The night closed with a friend requesting Prince’s “Pussy Control” from our born-again-Christian classmate who was the DJ. He accepted our song choice good-naturedly, and we danced……badly.

The subsequent day was dichotomously emotional as I reflected on how grateful I was to have escaped the Midwest for a better life, but also have known such unique, and gifted people. I suspect we will not be doing another reunion as this was our first one in two decades. However, I will attempt to remain optimistic that I will see more than a handful before my ultimate demise from vodka and honey mustard.

Mother/Son Bonding Over Deadly Aliens and Burning People Alive

I have a very unique relationship with my mother when it comes to film. We have nearly identical taste in science fiction and horror movies.

I can remember when I was but a wee child, maybe 8 or 9, and the the film Alien was being shown on network television for the first time. Granted, most of the scariest stuff was cut from the film for obvious reasons, but I remember my father being mortified that I planned to watch it. My mother actually defied my dad and said, “My son and I are watching this movie whether you like it or not.” I think he just walked away saying, “You deal with his nightmares then.” So we gleefully made popcorn and wrapped up in blankets on the couch to watch Lt. Ellen Ripley run for her life on a claustrophobic space freighter.


“Alien” (1979)

Of course I was completely terrified, even by an edited version. However, in my later years I came to appreciate what a fantastic film Alien was and how it has stood the test of time. It feels so visceral and real. It’s gritty and unpolished, and the obsidian alien itself is truly a cinematic virus of nightmares.

Tonight, I called my mom and in our discussion I mentioned I would probably be seeing the film Riddick this weekend.
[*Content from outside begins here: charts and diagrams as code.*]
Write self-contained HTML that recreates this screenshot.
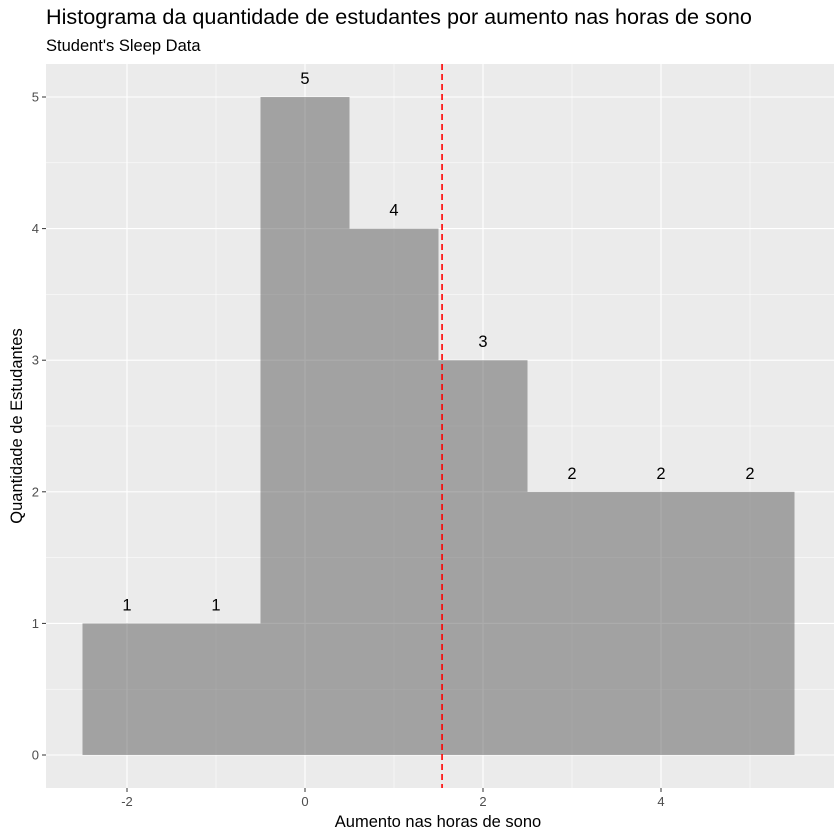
<!DOCTYPE html>
<html><head><meta charset="utf-8"><style>
html,body{margin:0;padding:0;background:#fff;width:840px;height:840px;overflow:hidden}
svg{display:block}
svg text{font-family:"Liberation Sans",sans-serif}
</style></head><body>
<svg id="c" width="840" height="840" xmlns="http://www.w3.org/2000/svg">
<rect width="840" height="840" fill="#fff"/>
<text x="46" y="24" font-size="21.6" fill="#000">Histograma da quantidade de estudantes por aumento nas horas de sono</text>
<text x="46" y="51" font-size="16.5" fill="#000">Student's Sleep Data</text>
<rect x="46" y="64" width="788" height="724" fill="#ebebeb"/>
<g id="grid"></g><g id="bars"></g><g id="labels"></g><g id="axes"></g>
<text x="438" y="827" font-size="16.5" text-anchor="middle">Aumento nas horas de sono</text>
<text transform="translate(22,426) rotate(-90)" font-size="16.5" text-anchor="middle">Quantidade de Estudantes</text>
</svg>
<script>
const centers=[-2,-1,0,1,2,3,4,5];
const counts=[1,1,5,4,3,2,2,2];
const xTicks=[-2,0,2,4];
const yTicks=[0,1,2,3,4,5];
const meanValue=1.54;
const NS="http://www.w3.org/2000/svg";
const x=v=>305+(v)*89;
const y=v=>755-v*131.6;
function mk(t,a,p){const e=document.createElementNS(NS,t);for(const k in a)e.setAttribute(k,a[k]);document.getElementById(p).appendChild(e);return e;}
for(let v=-2.5;v<=5.25;v+=0.5){const e=mk('line',{x1:46,x2:834,y1:y(v),y2:y(v),stroke:'#fff','stroke-width':Number.isInteger(v)?1.1:0.5},'grid');

}
for(let v=-2;v<=5;v+=1){const e=mk('line',{x1:x(v),x2:x(v),y1:64,y2:788,stroke:'#fff','stroke-width':v%2===0?1.1:0.5},'grid');

}
centers.forEach((c,i)=>{
const b=mk('rect',{x:x(c-0.5),y:y(counts[i]),width:x(c+0.5)-x(c-0.5),height:y(0)-y(counts[i]),fill:'#595959','fill-opacity':0.5},'bars');


const t=mk('text',{x:x(c),y:y(counts[i])-13,'font-size':16.5,'text-anchor':'middle'},'labels');t.textContent=counts[i];


});
const m=mk('line',{x1:x(meanValue),x2:x(meanValue),y1:64,y2:788,stroke:'#f00','stroke-width':1.6,'stroke-dasharray':'6,4'},'labels');


xTicks.forEach(v=>{mk('line',{x1:x(v),x2:x(v),y1:788,y2:792,stroke:'#333'},'axes');
const t=mk('text',{x:x(v),y:806,'font-size':13,fill:'#4d4d4d','text-anchor':'middle'},'axes');t.textContent=v;

});
yTicks.forEach(v=>{mk('line',{x1:42,x2:46,y1:y(v),y2:y(v),stroke:'#333'},'axes');
const t=mk('text',{x:39,y:y(v)+4.5,'font-size':13,fill:'#4d4d4d','text-anchor':'end'},'axes');t.textContent=v;

});
</script>
</body></html>
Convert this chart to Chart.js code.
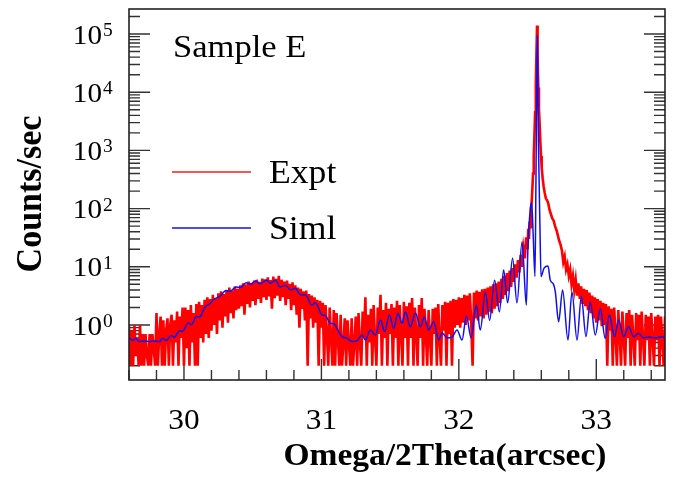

We saw the first film of that character’s anthology, Pitch Black, before I moved to Seattle years ago, and we both loved it. And from that mnemonic lily pad she made the leap back to the Alien film where our mutual love of dark, twisted sci-fi was first born. “Wasn’t that a great movie?” she asked, and then added, “Did you ever see the special edition with all the scenes that were cut…like when Ripley finds that captain cocooned and he asks her to kill him so she burns him up with that flamethrower? That was so creepy.”

“Yes, mom, it was creepy.”

But in that moment of reflection with her, the memory didn’t feel creepy at all. It felt like being wrapped up in blankets with your mother experiencing terror together but knowing it’s not real. Just a moment that you got to share together, and one I will no doubt continue to cherish after she’s gone. And as strange or twisted as it sounds, it is curated in my brain like a valuable artifact.

Weird Shit My Mom Says (Vol. 2)

My mother called me the other night to wish me happy birthday. Among the fragments of unrelated conversation she dropped this completely serious nugget on me:

“You know, you should really get a nice suit to wear…that way we’ll have something to bury you in.”


My immediate reaction was, “Am I dying soon?” And then she was like, “Well, you know what I mean. Whoever buries you will have something to choose from.”

Thanks for the fashion advice/planning ahead/birthday wish, mom.

Going Postal

Tonight, I received the strangest voice mail from my mother:

“Oh hey! I was just calling to let you know that I put that package in the mail. I threw in a doily I made plus a pamphlet on riverboats. I also put some pieces of an Oh Henry! bar in there, but they might be a little hard. I bit in to one and it still tasted good. Anyway, talk to you this weekend. Love ya! Bye!”

I’d like to note that I have never expressed to my mother an interest in riverboats or half-eaten candy bars, let alone those sent by U.S. mail.